Through the text, it is also evident that women occupy the role of mothers in society. In the story of Isis her role as a mother is seen in her actions of giving birth to Horus and raising him. It is also evident in her portrayal as the mother of all pharaohs. The role of a woman as a mother is also seen in the story of Durga who is referred to as the mother of the world. She is also depicted as the mother of Kali a goddess whom she gave birth to while in the heat of battle (Young 299). Post NUMBER #2
Paganism and Polytheists Discussion
There are two critical themes that come out of women, and which seems to pervade and span across multiple cultures. The first common theme about women that seems to span multiple cultures is that the presence of women brings about life and prosperity. In this respect, the pervading theme about women is that they are both the source of life and the source of prosperity. For example, the myth of the goddess Laksmi holds that she arose from the ocean following its churning, and became the source of “good fortune and prosperity” (Young 302). Therefore, the myth of the goddess Laksmi holds the common role of women as that of givers of life, emphasizing that the eternal Sri “is the mother of the world” (Young 302). Similarly, the theme of women acting as both the source of life and prosperity is present in the myth of the goddess Innana, which intimates that she also played the dual role of “the goddess of life and fertility” (Young 140). Indeed, the concept of women being able to give rise to both life and prosperity is manifest in such great magnitude, that the women’s ability has been termed to be “as broad as the earth” (Young 141). The concept of women being perceived as the source of life and prosperity in the society is also repeated in the myth of the goddess Hathor. The myth holds that Hathor, “as the goddess of fertility, is associated with sexuality and agricultural plenty” (Young 130). In essence therefore, the myth holds that women are critical source of provisions for the living.
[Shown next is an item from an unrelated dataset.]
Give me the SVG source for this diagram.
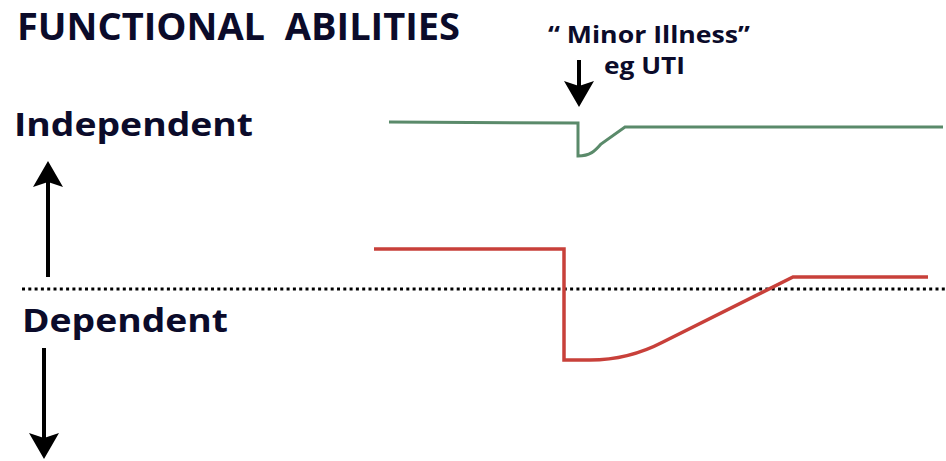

It can therefore be concluded that one of the common themes about women that span across multiple cultures is that women are at the core of fertility and prosperity of any society.
The second common theme about women, which also seem to span multiple cultures, is that of women being multifaceted, or at least possessing duo personalities. On the one hand, women’s personality is that of serving the society by being the critical source of life, fertility and prosperity. On the other hand, women also play a critical role as key destroyers of the society. For example, in the myth of the goddess Laksmi, she has been termed as “the firewood”, while also being termed as “the desire” that puts greed into the male gods (Young 302). Consequently, the women’s desires contribute to evils such as greed in the society, which ultimately leads to its destruction. In the same fashion, the myth of goddess Innana also holds her as destructive, asserting that “you devastate rebellious lands…you devour cadavers like a dog” (Young 141). These attributions to goddess Innana indicate that; although she is the goddess of life and also fertility, she also has a severely destructive side of her, which can also devastate the society. The myth of the goddess Hathor also stamps on the duo-faced concept of women, by asserting that “her nature is not always benign. An early text inscribed on the three royal tombs…reveals the destructive side of her nature” (Young 130). The myth goes ahead to state that once women have reverted to their destructive nature, even the gods cannot be able to control or appease them. For example, the goddess Hathor goes ahead to destroy and kill and devastate uncontrollably, until she is tricked into drunken stupor.